Notice of Violation of IEEE Publication Principles: Design of Cost Efficient Modular Digital QCA Circuits using Optimized XOR Gate

Abstract

Notice of Violation of IEEE Publication Principles “Design of Cost Efficient Modular Digital QCA Circuits using Optimized XOR Gate” by Suhaib Ahmed and Syed Farah Naz in IEEE Transactions on Circuits and Systems II: Express Briefs After careful and considered review of the content and authorship of this paper by a duly constituted expert committee, this paper has been found to be in violation of IEEE’s Publication Principles. This paper contains significant portions of original text from the paper cited below.
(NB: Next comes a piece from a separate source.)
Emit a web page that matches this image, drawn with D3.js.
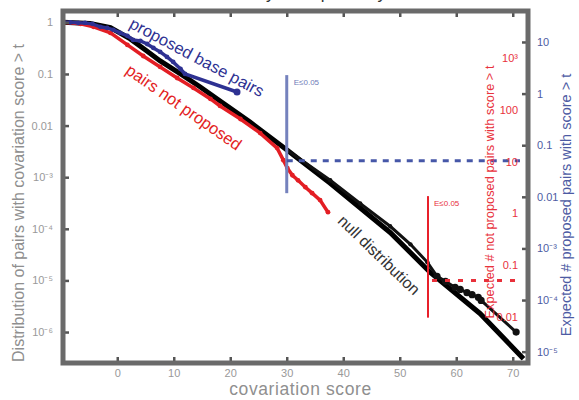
<!DOCTYPE html>
<html>
<head>
<meta charset="utf-8">
<script src="https://cdn.jsdelivr.net/npm/d3@7"></script>
<style>
  body { margin: 0; background: #fff; }
  text { font-family: "Liberation Sans", Arial, Helvetica, sans-serif; }
</style>
</head>
<body>
<svg id="chart"></svg>
<script>
var width = 579,
    height = 400;

// covariation score (x) and fraction of pairs with score > t (y)
var proposedScores = [-9.6, -8.3, -6.9, -5.7, -4.4, -3.0, -1.8, -0.7, 0.5, 1.8, 2.8, 4.1, 5.3, 6.4, 7.6, 8.8, 9.9, 11.2, 12.0, 21.2];
var proposedValues = [1.0, 1.0, 0.98, 0.975, 0.935, 0.82, 0.78, 0.715, 0.625, 0.547, 0.457, 0.436, 0.381, 0.319, 0.267, 0.214, 0.171, 0.125, 0.100, 0.0447];

var notProposedScores = [-9.6, -6.5, -4.2, -1.2, 1.8, 4.6, 7.6, 10.6, 13.5, 16.5, 18.2, 21.8, 25.3, 28.3, 29.4, 30.1, 31.0, 32.0, 33.3, 34.5, 35.9, 37.3];
var notProposedValues = [1.0, 0.935, 0.818, 0.625, 0.365, 0.223, 0.137, 0.0836, 0.0536, 0.0328, 0.024, 0.0134, 0.00715, 0.00366, 0.00214, 0.0015, 0.00109, 8.7e-4, 6.4e-4, 4.9e-4, 3.6e-4, 2.1e-4];

var nullScores = [-9.6, -4.8, -1.2, 2.3, 5.0, 7.6, 11.2, 14.7, 17.7, 23.5, 30.1, 37.7, 48.3, 55.4, 64.2, 71.9];
var nullValues = [1.0, 0.95, 0.79, 0.477, 0.292, 0.179, 0.100, 0.056, 0.0328, 0.0117, 0.00334, 7.6e-4, 8.5e-5, 1.43e-5, 2.29e-6, 3.05e-7];

var nullTailScores = [30.1, 37.7, 43.0, 48.3, 51.9, 54.9, 56.6, 58.1, 59.8, 60.7, 61.9, 62.8, 63.9, 64.4, 70.6];
var nullTailValues = [0.00334, 8.7e-4, 3.1e-4, 1.12e-4, 5.0e-5, 2.24e-5, 1.2e-5, 9.6e-6, 7.3e-6, 6.7e-6, 5.8e-6, 5.3e-6, 4.7e-6, 4.1e-6, 1.0e-6];

var xTicks = [0, 10, 20, 30, 40, 50, 60, 70];
var leftTicks = [1, 0.1, 0.01, 1e-3, 1e-4, 1e-5, 1e-6];
var leftTickLabels = ["1", "0.1", "0.01", "10\u207B\u00B3", "10\u207B\u2074", "10\u207B\u2075", "10\u207B\u2076"];
var blueTicks = [10, 1, 0.1, 0.01, 1e-3, 1e-4, 1e-5];
var blueTickLabels = ["10", "1", "0.1", "0.01", "10\u207B\u00B3", "10\u207B\u2074", "10\u207B\u2075"];
var redTicks = [1000, 100, 10, 1, 0.1, 0.01];
var redTickLabels = ["10\u00B3", "100", "10", "1", "0.1", "0.01"];

var nProposed = 24,
    nNotProposed = 5000,
    eCut = 0.05,
    blueCutScore = 30,
    redCutScore = 55;
// extent of the two threshold markers (fraction on the left axis)
var blueMarkTop = 0.095, blueMarkBottom = 4.9e-4;
var redMarkTop = 4.3e-4, redMarkBottom = 1.9e-6;

// plot box (note: "top" is reserved on window, so use box names)
var boxL = 63, boxR = 528, boxT = 11, boxB = 363;

var svg = d3.select("#chart")
    .attr("width", width)
    .attr("height", height);

svg.append("rect").attr("width", width).attr("height", height).attr("fill", "#fff");

var x = d3.scaleLinear().domain([-9.6, 72.7]).range([boxL, boxR]);
var y = d3.scaleLog().domain([Math.pow(10, 0.22), Math.pow(10, -6.6)]).range([boxT, boxB]);
var yBlue = d3.scaleLog().domain(y.domain().map(function(d) { return d * nProposed; })).range([boxT, boxB]);
var yRed = d3.scaleLog().domain(y.domain().map(function(d) { return d * nNotProposed; })).range([boxT, boxB]);

svg.append("clipPath").attr("id", "clip")
  .append("rect")
    .attr("x", boxL).attr("y", boxT)
    .attr("width", boxR - boxL).attr("height", boxB - boxT);

var plot = svg.append("g").attr("clip-path", "url(#clip)");

var line = d3.line()
    .x(function(d) { return x(d[0]); })
    .y(function(d) { return y(d[1]); });

function pairs(xs, ys) { return xs.map(function(v, i) { return [v, ys[i]]; }); }

// null distribution: thick line plus the empirical tail with dots
var nullData = pairs(nullScores, nullValues);
var tailData = pairs(nullTailScores, nullTailValues);
plot.append("path").datum(nullData)
    .attr("d", line).attr("fill", "none")
    .attr("stroke", "#000").attr("stroke-width", 5);
plot.append("path").datum(tailData)
    .attr("d", line).attr("fill", "none")
    .attr("stroke", "#111").attr("stroke-width", 3);
plot.selectAll(".tail").data(tailData).join("circle")
    .attr("cx", function(d) { return x(d[0]); })
    .attr("cy", function(d) { return y(d[1]); })
    .attr("r", function(d) { return d[0] > 56 ? 3.6 : 2.2; })
    .attr("fill", "#111");

// pairs not proposed
var redData = pairs(notProposedScores, notProposedValues);
plot.append("path").datum(redData)
    .attr("d", line).attr("fill", "none")
    .attr("stroke", "#e31e24").attr("stroke-width", 3.5);
plot.selectAll(".red").data(redData).join("circle")
    .attr("cx", function(d) { return x(d[0]); })
    .attr("cy", function(d) { return y(d[1]); })
    .attr("r", 2.4).attr("fill", "#e31e24");

// proposed base pairs
var blueData = pairs(proposedScores, proposedValues);
plot.append("path").datum(blueData)
    .attr("d", line).attr("fill", "none")
    .attr("stroke", "#2e3192").attr("stroke-width", 3.5);
plot.selectAll(".blue").data(blueData).join("circle")
    .attr("cx", function(d) { return x(d[0]); })
    .attr("cy", function(d) { return y(d[1]); })
    .attr("r", function(d, i) { return i == blueData.length - 1 ? 3.5 : 2.4; })
    .attr("fill", "#2e3192");

// E-value thresholds
svg.append("line")
    .attr("x1", x(blueCutScore)).attr("x2", x(blueCutScore))
    .attr("y1", y(blueMarkTop)).attr("y2", y(blueMarkBottom))
    .attr("stroke", "#7582bd").attr("stroke-width", 3);
svg.append("line")
    .attr("x1", x(blueCutScore)).attr("x2", boxR - 8)
    .attr("y1", yBlue(eCut)).attr("y2", yBlue(eCut))
    .attr("stroke", "#4657a8").attr("stroke-width", 3)
    .attr("stroke-dasharray", "6,6");
svg.append("text")
    .attr("x", x(blueCutScore) + 7).attr("y", y(blueMarkTop) + 10)
    .attr("font-size", 8).attr("fill", "#6f7cb8")
    .text("E\u22640.05");

svg.append("line")
    .attr("x1", x(redCutScore)).attr("x2", x(redCutScore))
    .attr("y1", y(redMarkTop)).attr("y2", y(redMarkBottom))
    .attr("stroke", "#e8202a").attr("stroke-width", 2);
svg.append("line")
    .attr("x1", x(redCutScore) + 4).attr("x2", boxR - 8)
    .attr("y1", yRed(eCut)).attr("y2", yRed(eCut))
    .attr("stroke", "#e8303a").attr("stroke-width", 3)
    .attr("stroke-dasharray", "5,8");
svg.append("text")
    .attr("x", x(redCutScore) + 6).attr("y", y(redMarkTop) + 10)
    .attr("font-size", 8).attr("fill", "#e8303a")
    .text("E\u22640.05");

// curve labels
svg.append("text")
    .attr("transform", "translate(197,57) rotate(28)")
    .attr("text-anchor", "middle").attr("dominant-baseline", "central")
    .attr("font-size", 16.5).attr("fill", "#2e3192")
    .text("proposed base pairs");
svg.append("text")
    .attr("transform", "translate(184,107) rotate(35)")
    .attr("text-anchor", "middle").attr("dominant-baseline", "central")
    .attr("font-size", 16.5).attr("fill", "#e31e24")
    .text("pairs not proposed");
svg.append("text")
    .attr("transform", "translate(379,255) rotate(44)")
    .attr("text-anchor", "middle").attr("dominant-baseline", "central")
    .attr("font-size", 16).attr("fill", "#333")
    .text("null distribution");

// axes
function styleAxis(g, color) {
  g.select(".domain").remove();
  g.selectAll(".tick line").attr("stroke", "#555").attr("stroke-width", 2.5);
  g.selectAll(".tick text").attr("fill", color).attr("font-size", 11)
    .style("font-family", "'Liberation Sans', Arial, sans-serif");
}

svg.append("g")
    .attr("transform", "translate(0," + boxB + ")")
    .call(d3.axisBottom(x).tickValues(xTicks).tickSizeInner(-6).tickPadding(6))
    .call(styleAxis, "#999");
svg.append("g")
    .attr("transform", "translate(0," + boxT + ")")
    .call(d3.axisTop(x).tickValues(xTicks).tickSizeInner(-6).tickFormat(""))
    .call(styleAxis, "#999");
svg.append("g")
    .attr("transform", "translate(" + boxL + ",0)")
    .call(d3.axisLeft(y).tickValues(leftTicks).tickSizeInner(-6).tickPadding(10)
      .tickFormat(function(d, i) { return leftTickLabels[i]; }))
    .call(styleAxis, "#999");
svg.append("g")
    .attr("transform", "translate(" + boxR + ",0)")
    .call(d3.axisRight(yBlue).tickValues(blueTicks).tickSizeInner(-6).tickPadding(9)
      .tickFormat(function(d, i) { return blueTickLabels[i]; }))
    .call(styleAxis, "#4d5ba3");
var redAxis = svg.append("g")
    .attr("transform", "translate(" + boxR + ",0)")
    .call(d3.axisLeft(yRed).tickValues(redTicks).tickSize(0).tickPadding(10)
      .tickFormat(function(d, i) { return redTickLabels[i]; }))
    .call(styleAxis, "#e8323c");
redAxis.selectAll(".tick line").remove();

// frame
svg.append("rect")
    .attr("x", boxL).attr("y", boxT)
    .attr("width", boxR - boxL).attr("height", boxB - boxT)
    .attr("fill", "none").attr("stroke", "#6a6a6a").attr("stroke-width", 5);

// axis titles
svg.append("text")
    .attr("x", (boxL + boxR) / 2 + 5).attr("y", 395)
    .attr("text-anchor", "middle").attr("font-size", 17.5).attr("fill", "#8f8f8f")
    .style("letter-spacing", "0.6px")
    .text("covariation score");
svg.append("text")
    .attr("transform", "translate(24,203) rotate(-90)")
    .attr("text-anchor", "middle").attr("font-size", 16).attr("fill", "#8f8f8f")
    .text("Distribution of pairs with covariation score > t");
svg.append("text")
    .attr("transform", "translate(571,205) rotate(-90)")
    .attr("text-anchor", "middle").attr("font-size", 14.5).attr("fill", "#4d5ba3")
    .text("Expected # proposed pairs with score > t");
svg.append("text")
    .attr("transform", "translate(494,192) rotate(-90)")
    .attr("text-anchor", "middle").attr("font-size", 12.8).attr("fill", "#e8323c")
    .text("Expected # not proposed pairs with score > t");

// title, cut off at the top of the picture
svg.append("text")
    .attr("x", 292).attr("y", -1)
    .attr("text-anchor", "middle").attr("font-size", 17).attr("fill", "#333")
    .text("Sensitivity and specificity");
</script>
</body>
</html>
The original text was copied without attribution (including appropriate references to the original author(s) and/or paper title) and without permission. “Design and Analysis of a Novel Low-Power Exclusive-OR Gate Based on Quantum-Dot Cellular Automata” By Haotian Chen, Hongjun Lv, Zhang Zhang, Xin Cheng and Guangjun Xie in Journal of Circuits, Systems, and Computers, Vol. 28, No. 8, 2017 The advantages such as high operating frequency (in the range of few THz), low power dissipation, small size and high density in the nano regime has led to the application of Quantum dot Cellular Automata (QCA) in designing various digital circuits. In this brief, an ultra-efficient two input XOR gate design in QCA is proposed. It is a single layer design consisting of only 9 cells with no crossover and operating on cell to cell interaction. The functionality of the proposed gate has been verified at both physical and simulation level. In addition to this, fault tolerance to single cell missing defect, single cell addition defect and single cell displacement defect of the proposed XOR gate has also been presented. Based on the performance evaluation, it is seen that the proposed XOR gate has least cell count, least area and least latency which in turn leads to least circuit cost. Also, the proposed design dissipates least energy. The applicability of proposed XOR gate has also been investigated by designing various cost efficient digital circuits such as full adder, parity checker, etc.